2017 Program Schedule: 

10am-10:30am: Black King Snakes with John Howard

  • Learn about the fascinating yet often underappreciated Black King Snake, a constrictor whose northern range extends just into a few counties in south central Ohio.

10:30am-11am: Hellbenders with Steve Spear

  • Hellbenders are arguably the most mysterious and unique amphibian species in the state of Ohio, and are declining across their range. Their decline is largely due to erosion and pollution in river systems where they occur. Join Steve Spear for a journey through the natural history of the hellbender and learn about his experiences working with this giant salamander. You’ll also hear about some of the current conservation efforts for hellbenders in Ohio, as well as what people can do to help.

11am-11:30am: A Year in the Life of a Timber Rattlesnake with Doug Wynn

  • We will examine the biology of a Timber Rattlesnake from its egress in the spring to in its ingress in the fall.  Starting with common misconceptions of their denning behaviors we’ll look at aspects of their life styles that were largely unknown until the application of radiotelemetry. This will include their early season behaviors, reproductive biology, misconceptions about their feeding habits and other aspects of their life history that has led to their endangerment. Live specimens will be examined as well as techniques used in their studies.

11:30am-12pm: Best practices for handling and care with Jenny Richards

  • Jenny Richards oversees an impressive collection of snakes at Shawnee State Park. She and her trained volunteers give nature presentations to thousands of children and adults alike each year, instilling in them a deeper understanding and appreciation for herp species. Learn from Jenny how best to care for snakes in captivity, and best practices to avoid spreading disease from one to another. If you have captive herps at home, you won’t want to miss this talk!

1pm-1:30pm: Common Turtles of Ohio with Shawn Conner

  • Join Shawn Conner, naturalist at Hueston Woods State Park, to learn the natural history of Ohio’s beautiful turtles with live examples of several of the most common species found in our state.

1:30pm-2pm: The Historical Eastern Massasauga in Ohio with Tom Beauvais

  • The massasauga is the only North American pit viper with a common name derived from native peoples. Pioneer immigrants settling in the unglaciated areas of Ohio encountered the snake in their yards, fields, and berry picking sites. Drainage, deliberate killing and habitat destruction and fragmentation have reduced the population to just a few isolated sites today. The snake is state-endangered and received a Federally listed status as Threatened in Fall, 2016.

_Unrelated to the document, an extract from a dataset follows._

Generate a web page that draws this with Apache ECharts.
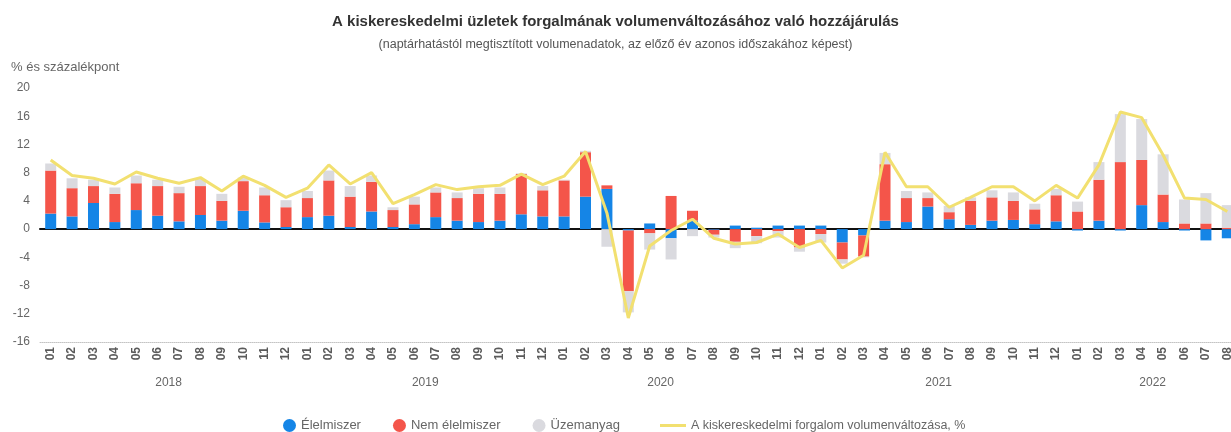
<!DOCTYPE html>
<html>
<head>
<meta charset="utf-8">
<script src="https://cdn.jsdelivr.net/npm/echarts@6/dist/echarts.min.js"></script>
<style>
html,body{margin:0;padding:0;background:#fff;}
#chart{width:1231px;height:432px;}
</style>
</head>
<body>
<div id="chart"></div>
<script>
// ---- data ----
const months = [
  '01','02','03','04','05','06','07','08','09','10','11','12',
  '01','02','03','04','05','06','07','08','09','10','11','12',
  '01','02','03','04','05','06','07','08','09','10','11','12',
  '01','02','03','04','05','06','07','08','09','10','11','12',
  '01','02','03','04','05','06','07','08'
];
const years = ['2018','2019','2020','2021','2022'];
const yearLabelIndex = [6, 18, 29, 42, 52];

const elelmiszer = [
  2.2, 1.8, 3.7, 1.0, 2.7, 1.9, 1.1, 2.0, 1.2, 2.6, 0.95, 0.3,
  1.7, 1.9, 0.3, 2.5, 0.3, 0.7, 1.7, 1.2, 1.0, 1.2, 2.1, 1.8,
  1.8, 4.6, 5.7, -0.2, 0.8, -1.3, 1.2, -0.1, 0.5, 0.2, 0.5, 0.5,
  0.5, -1.9, -0.9, 1.2, 1.0, 3.2, 1.4, 0.6, 1.2, 1.3, 0.7, 1.1,
  -0.2, 1.2, -0.2, 3.4, 1.0, -0.2, -1.6, -1.3
];
const nemElelmiszer = [
  6.1, 4.0, 2.4, 4.0, 3.8, 4.2, 4.0, 4.1, 2.8, 4.2, 3.85, 2.8,
  2.7, 5.0, 4.3, 4.2, 2.4, 2.8, 3.5, 3.2, 4.0, 3.8, 5.7, 3.7,
  5.1, 6.3, 0.5, -8.6, -0.6, 4.7, 1.4, -0.7, -1.8, -1.0, -0.3, -2.6,
  -0.7, -2.4, -3.0, 8.0, 3.4, 1.2, 1.0, 3.4, 3.3, 2.7, 2.1, 3.7,
  2.5, 5.8, 9.5, 6.4, 3.9, 0.8, 0.8, 0.2
];
const uzemanyag = [
  1.0, 1.4, 0.9, 0.9, 1.1, 0.9, 0.9, 1.0, 1.0, 0.5, 1.1, 1.0,
  1.0, 1.4, 1.5, 0.9, 0.4, 1.1, 0.7, 0.8, 0.8, 0.9, 0.1, 0.6,
  0.1, 0.2, -2.5, -3.0, -2.3, -3.0, -1.0, -0.4, -0.9, -1.0, -0.9, -0.6,
  -1.2, -0.6, -0.1, 1.6, 1.0, 0.8, 0.9, 0.5, 1.0, 1.2, 0.8, 0.9,
  1.4, 2.5, 6.8, 5.8, 5.7, 3.4, 4.3, 3.2
];
const forgalom = [
  9.8, 7.6, 7.2, 6.4, 8.1, 7.2, 6.5, 7.3, 5.4, 7.5, 6.2, 4.5,
  5.8, 9.1, 6.4, 8.0, 3.6, 4.9, 6.3, 5.6, 6.0, 6.2, 7.8, 6.3,
  7.5, 11.0, 2.3, -12.6, -2.4, -0.2, 1.4, -1.3, -2.1, -1.9, -0.7, -2.6,
  -1.6, -5.5, -3.7, 10.9, 6.0, 6.0, 3.1, 4.5, 6.0, 6.0, 4.0, 6.2,
  4.4, 9.1, 16.6, 15.8, 10.5, 4.4, 4.2, 2.5
];

const seriesNames = ['Élelmiszer', 'Nem élelmiszer', 'Üzemanyag', 'A kiskereskedelmi forgalom volumenváltozása, %'];
const colors = ['#1585e6', '#f4554a', '#dadadf', '#f2e070'];

// ---- chart ----
const chart = echarts.init(document.getElementById('chart'), null, {renderer: 'canvas'});
const fontFam = '"Liberation Sans", Arial, sans-serif';

const option = {
  backgroundColor: '#ffffff',
  animation: false,
  textStyle: {fontFamily: fontFam},
  title: [
    {
      text: 'A kiskereskedelmi üzletek forgalmának volumenváltozásához való hozzájárulás',
      subtext: '(naptárhatástól megtisztított volumenadatok, az előző év azonos időszakához képest)',
      left: 'center',
      top: 9,
      itemGap: 9,
      textStyle: {fontSize: 15, fontWeight: 'bold', color: '#333', fontFamily: fontFam},
      subtextStyle: {fontSize: 12.5, color: '#555', fontFamily: fontFam}
    },
    {
      text: '% és százalékpont',
      left: 6,
      top: 56,
      textStyle: {fontSize: 13, fontWeight: 'normal', color: '#666', fontFamily: fontFam}
    }
  ],
  legend: [
    {
      data: seriesNames.slice(0, 3),
      left: 278,
      top: 414,
      icon: 'circle',
      itemWidth: 13,
      itemHeight: 13,
      itemGap: 32,
      textStyle: {fontSize: 13, color: '#666', fontFamily: fontFam}
    },
    {
      data: [seriesNames[3]],
      left: 655,
      top: 414,
      icon: 'rect',
      itemWidth: 26,
      itemHeight: 3,
      textStyle: {fontSize: 12.5, color: '#666', fontFamily: fontFam}
    }
  ],
  grid: {
    left: 40,
    right: -7,
    top: 88,
    bottom: 90,
    containLabel: false,
    outerBoundsMode: 'none'
  },
  xAxis: [
    {
      type: 'category',
      data: months,
      position: 'bottom',
      axisLine: {onZero: false, lineStyle: {color: '#c4c4c4', type: 'dotted', width: 1}},
      axisTick: {show: false},
      axisLabel: {
        interval: 0,
        rotate: 90,
        margin: 5,
        fontSize: 12,
        fontWeight: 'bold',
        color: '#5a5a5a',
        fontFamily: fontFam
      },
      splitLine: {show: false}
    },
    {
      type: 'category',
      data: months,
      position: 'bottom',
      axisLine: {onZero: true, lineStyle: {color: '#111', width: 2}},
      axisTick: {show: false},
      axisLabel: {show: false},
      splitLine: {show: false}
    },
    {
      type: 'category',
      data: months,
      position: 'bottom',
      axisLine: {show: false, onZero: false},
      axisTick: {show: false},
      axisLabel: {
        interval: function (idx) { return yearLabelIndex.indexOf(idx) >= 0; },
        formatter: function (val, idx) {
          const k = yearLabelIndex.indexOf(idx);
          return k >= 0 ? years[k] : '';
        },
        margin: 35,
        padding: [0, 21, 0, 0],
        fontSize: 12,
        color: '#666',
        fontFamily: fontFam
      },
      splitLine: {show: false}
    }
  ],
  yAxis: {
    type: 'value',
    min: -16,
    max: 20,
    interval: 4,
    axisLine: {show: false},
    axisTick: {show: false},
    splitLine: {show: false},
    axisLabel: {fontSize: 12, color: '#666', margin: 10, fontFamily: fontFam}
  },
  series: [
    {
      name: seriesNames[0], type: 'bar', stack: 'total', data: elelmiszer,
      barWidth: 11, itemStyle: {color: colors[0]}
    },
    {
      name: seriesNames[1], type: 'bar', stack: 'total', data: nemElelmiszer,
      barWidth: 11, itemStyle: {color: colors[1]}
    },
    {
      name: seriesNames[2], type: 'bar', stack: 'total', data: uzemanyag,
      barWidth: 11, itemStyle: {color: colors[2]}
    },
    {
      name: seriesNames[3], type: 'line', data: forgalom,
      showSymbol: false, symbol: 'none',
      lineStyle: {color: colors[3], width: 3},
      itemStyle: {color: colors[3]},
      z: 5
    }
  ]
};
chart.setOption(option);
</script>
</body>
</html>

2pm-2:30pm: Citizen Science with Nicholas Smeenk

  • The use of citizen science projects for data collection is increasing in popularity, with as many as 66 projects already collecting amphibian or reptile data.  The allure of crowd sourcing science and involving citizens is easy to understand, evidenced by the 2,046 reptile and amphibian observations from Ohio in three popular citizen science databases (iNaturalist.org, HerpMapper.org, and NAHERP.org).  Although citizen science projects have become increasingly prevalent in herpetological research, there has been surprisingly little research into examining these programs to determine their utility in providing scientifically rigorous data. Our evaluation focused on determining if submitted observations: (1) provided basic information including the date, observer, and location; (2) included a quality photograph showing the diagnostic features necessary to identify the species; and, (3) were available to agencies and qualified researchers.  Finally, we compared records meeting these criteria to previously documented distributions to determine the contribution citizen scientists are making to our knowledge of the distribution of Ohio’s amphibians and reptiles.  We conclude that citizen scientists could play a valuable role, but that programs to collect data need to address some serious issues related to the accessibility, accuracy, and precision of the data.

2:30pm-3pm: A Slithering Success Story: Rapid Recovery and Delisting of the Lake Erie Watersnake with Kristin Stanford

  • Listed as threatened in 1999 and recovered in 2011, the Lake Erie watersnake (Nerodia sipedon insularum) represents one of the most rapid species recovery stories of the Endangered Species Act. But what can the recovery of a small population of endemic watersnakes teach us about conservation on a larger scale? Several factors in the success of the LEWS can translate to other species conservation programs. These include (1) timely listing, identification of quantitative recovery criteria, and immediate recovery plan implementation, (2) a recovery team that included participants from state and federal agencies, universities, non-governmental organizations, and citizen scientists, (3) intensive monitoring, facilitated largely by volunteers, designed to yield estimates of key recovery indicators, and (4) active outreach efforts led by a local, dedicated recovery coordinator. Other key factors to recovery that were species- and context-specific, included high reproductive potential, a shift in diet to an abundant new prey species, and  land acquisitions. Here too, there are implications for other species, e.g., regarding the sometimes unexpected effects of invasive species. A five-year post-delisting monitoring plan, currently underway, further ensures watersnake populations remain stable and that conservation continues.